I know it seems odd to say Happy New Year when the start of the year will inevitably be a sad one but that’s what my dad would want. It’s going to be a challenging start to 2012 but we’re a strong family and we know how to pull together and support each other through the tough times. My mum and dad have given their three offspring so much to be thankful for, not least some great fashion sense in headgear! I'm always the Pollyanna of the family and play the glad game just like Mr Kipling, exceedingly well. The past few months have given us all the opportunity to play the glad game and although we've all had misty eyes, and more from time to time, we can still laugh and that’s such a relief.
We’ve always had a lot of laughs as a family and however tough life and it's passing might be right now, we won’t feel guilty for taking time out to smile about the good times and laugh our loud about the crazy ones. Learning, accepting the changes put in front of us and adapting to those changes has been the key to our coping mechanism right now. It's the precious oil that is making us keep working and living when the landscape around us is changing.
"Great loves mean great losses" is a phrase I keep using. Sadly, I've had a few of those but none like this one.
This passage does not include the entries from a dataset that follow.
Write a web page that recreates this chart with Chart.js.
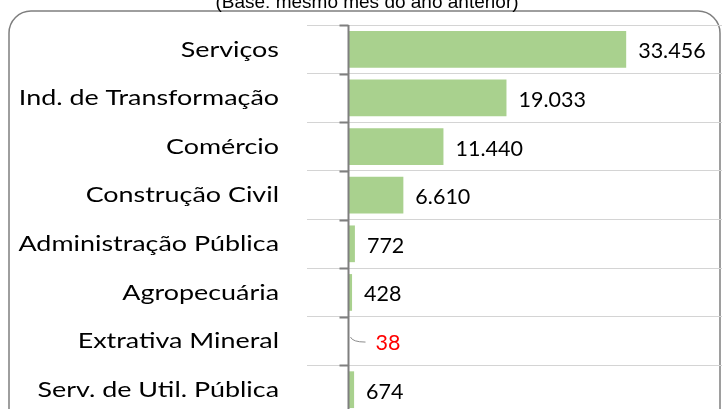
<!DOCTYPE html>
<html>
<head>
<meta charset="utf-8">
<script src="https://cdn.jsdelivr.net/npm/chart.js@4/dist/chart.umd.min.js"></script>
<style>
  html, body { margin: 0; padding: 0; background: #fff; overflow: hidden; }
  #wrap { position: relative; width: 722px; height: 409px; overflow: hidden; }
  #chart { position: absolute; left: 0; top: 0; }
</style>
</head>
<body>
<div id="wrap"><canvas id="chart" width="722" height="430"></canvas></div>
<script>
const categories = [
  "Serviços",
  "Ind. de Transformação",
  "Comércio",
  "Construção Civil",
  "Administração Pública",
  "Agropecuária",
  "Extrativa Mineral",
  "Serv. de Util. Pública",
];
const saldo = [33456, 19033, 11440, 6610, 772, 428, -38, 674];
const titleText = "(Base: mesmo mês do ano anterior)";

const LABEL_FONT = "21px Lato, 'Open Sans', sans-serif";
const LABEL_STRETCH = 1.28;
const VALUE_FONT = "21.5px Lato, 'Open Sans', sans-serif";

function formatAmount(value) {
  return Math.abs(value).toLocaleString("pt-BR");
}

const framePlugin = {
  id: "frame",
  beforeDraw(chart) {
    const ctx = chart.ctx;
    ctx.save();
    ctx.strokeStyle = "#7f7f7f";
    ctx.lineWidth = 1.5;
    ctx.beginPath();
    ctx.roundRect(9, 11, 711, 460, 22);
    ctx.stroke();

    ctx.fillStyle = "#000";
    ctx.font = "19px 'Liberation Sans', Arial, sans-serif";
    ctx.textAlign = "center";
    ctx.textBaseline = "alphabetic";
    ctx.fillText(titleText, 367, 8);
    ctx.restore();
  },
  afterDatasetsDraw(chart) {
    const ctx = chart.ctx;
    const xScale = chart.scales.x;
    const yScale = chart.scales.y;
    const area = chart.chartArea;
    const x0 = xScale.getPixelForValue(0);
    const half = (yScale.getPixelForValue(1) - yScale.getPixelForValue(0)) / 2;

    ctx.save();
    // eixo no zero com marcas nas divisões
    ctx.strokeStyle = "#7f7f7f";
    ctx.lineWidth = 2;
    ctx.beginPath();
    ctx.moveTo(x0, area.top);
    ctx.lineTo(x0, area.bottom);
    for (let i = 0; i <= categories.length; i += 1) {
      const y = Math.round(yScale.getPixelForValue(i) - half) + 0.5;
      ctx.moveTo(x0, y);
      ctx.lineTo(x0 - 9, y);
    }
    ctx.stroke();

    // rótulos das categorias (levemente esticados, como no original)
    ctx.fillStyle = "#000";
    ctx.font = LABEL_FONT;
    ctx.textAlign = "right";
    ctx.textBaseline = "middle";
    categories.forEach((name, idx) => {
      ctx.save();
      ctx.translate(area.left - 28, yScale.getPixelForValue(idx) + 0.5);
      ctx.scale(LABEL_STRETCH, 1);
      ctx.fillText(name, 0, 0);
      ctx.restore();
    });

    // rótulos de valor
    ctx.font = VALUE_FONT;
    ctx.textAlign = "left";
    const meta = chart.getDatasetMeta(0);
    meta.data.forEach((bar, idx) => {
      const value = saldo[idx];
      const y = yScale.getPixelForValue(idx);
      if (value < 0) {
        ctx.strokeStyle = "#8c8c8c";
        ctx.lineWidth = 1;
        ctx.beginPath();
        ctx.moveTo(x0 + 2, y - 4);
        ctx.quadraticCurveTo(x0 + 4, y + 1, x0 + 17, y + 1);
        ctx.stroke();
        ctx.fillStyle = "#ff0000";
        ctx.fillText(formatAmount(value), x0 + 27, y + 2);
      } else {
        ctx.fillStyle = "#000";
        ctx.fillText(formatAmount(value), bar.x + 12, y + 2);
      }
    });
    ctx.restore();
  },
};

new Chart(document.getElementById("chart"), {
  type: "bar",
  data: {
    labels: categories,
    datasets: [
      {
        data: saldo,
        backgroundColor: "#a9d18e",
        borderWidth: 0,
        barPercentage: 0.755,
        categoryPercentage: 1,
      },
    ],
  },
  options: {
    indexAxis: "y",
    responsive: false,
    animation: false,
    layout: { padding: { left: 307, right: 0, top: 25, bottom: 16 } },
    plugins: {
      legend: { display: false },
      tooltip: { enabled: false },
      title: { display: false },
    },
    scales: {
      x: {
        display: false,
        min: -5000,
        max: 45000,
      },
      y: {
        display: true,
        offset: true,
        ticks: { display: false },
        border: { display: false },
        grid: {
          offset: true,
          drawTicks: false,
          color: "#d4d4d4",
          lineWidth: 1,
        },
      },
    },
  },
  plugins: [framePlugin],
});
</script>
</body>
</html>
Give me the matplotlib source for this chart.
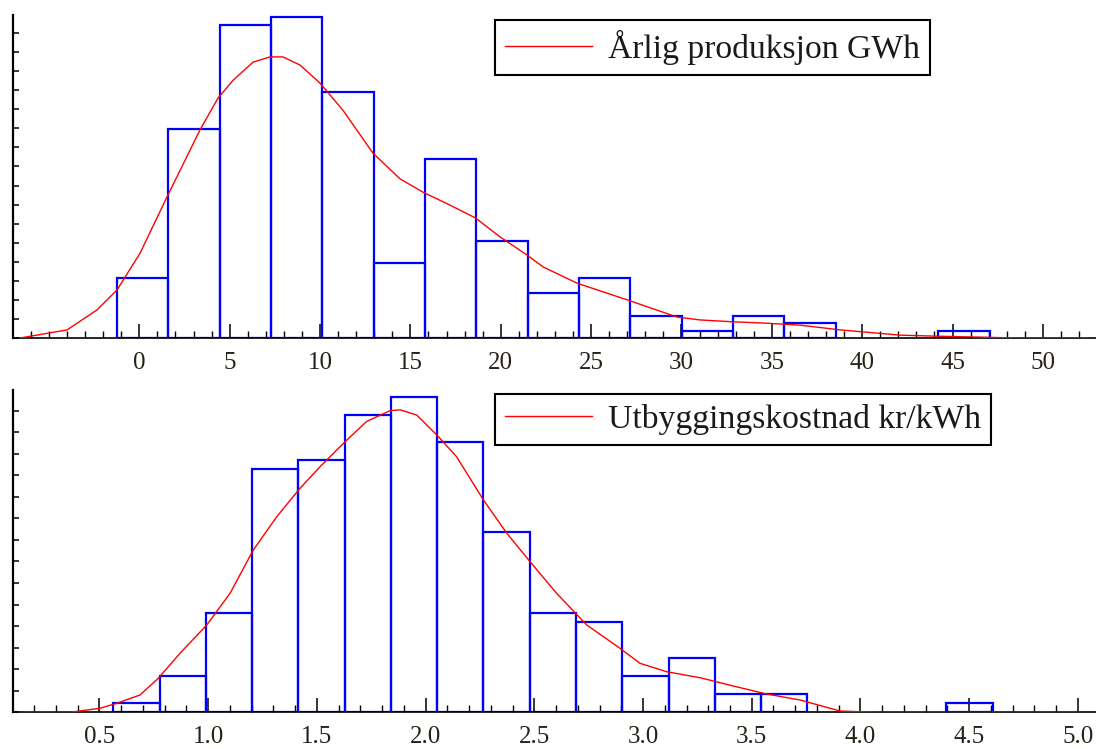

I try to learn from every situation I put myself in or find I'm in through the actions of others. I learnt a while ago that when I truly love someone, it's not easy to let go. They may move on but my love remains the same. It may fade in time but I find it comforting to have lost loves. Strange as it may sound, it feels right to know that I have the capability to love deeply and strongly and I'd rather love with all my heart and lose that love, than live a mediocre life.
I love my mom and dad to bits (shouldn't we all!) and the great thing for me is that this doesn’t have to change. My wonderful dad has had enough influence on my life for that to continue, certainly while I still live and breathe! He’s here with me now and always will be. I know the love we have for each other is unconditional so it doesn’t matter whether we see each other once a day, twice a week or once in 5 years – we know we’re loved and that’s what binds the Szabo family together. If you sliced me in half then just like a stick of rock you’d find SZABO LOVE hand written, “Always your best handwriting” dad would say, and I’m exceedingly glad about that!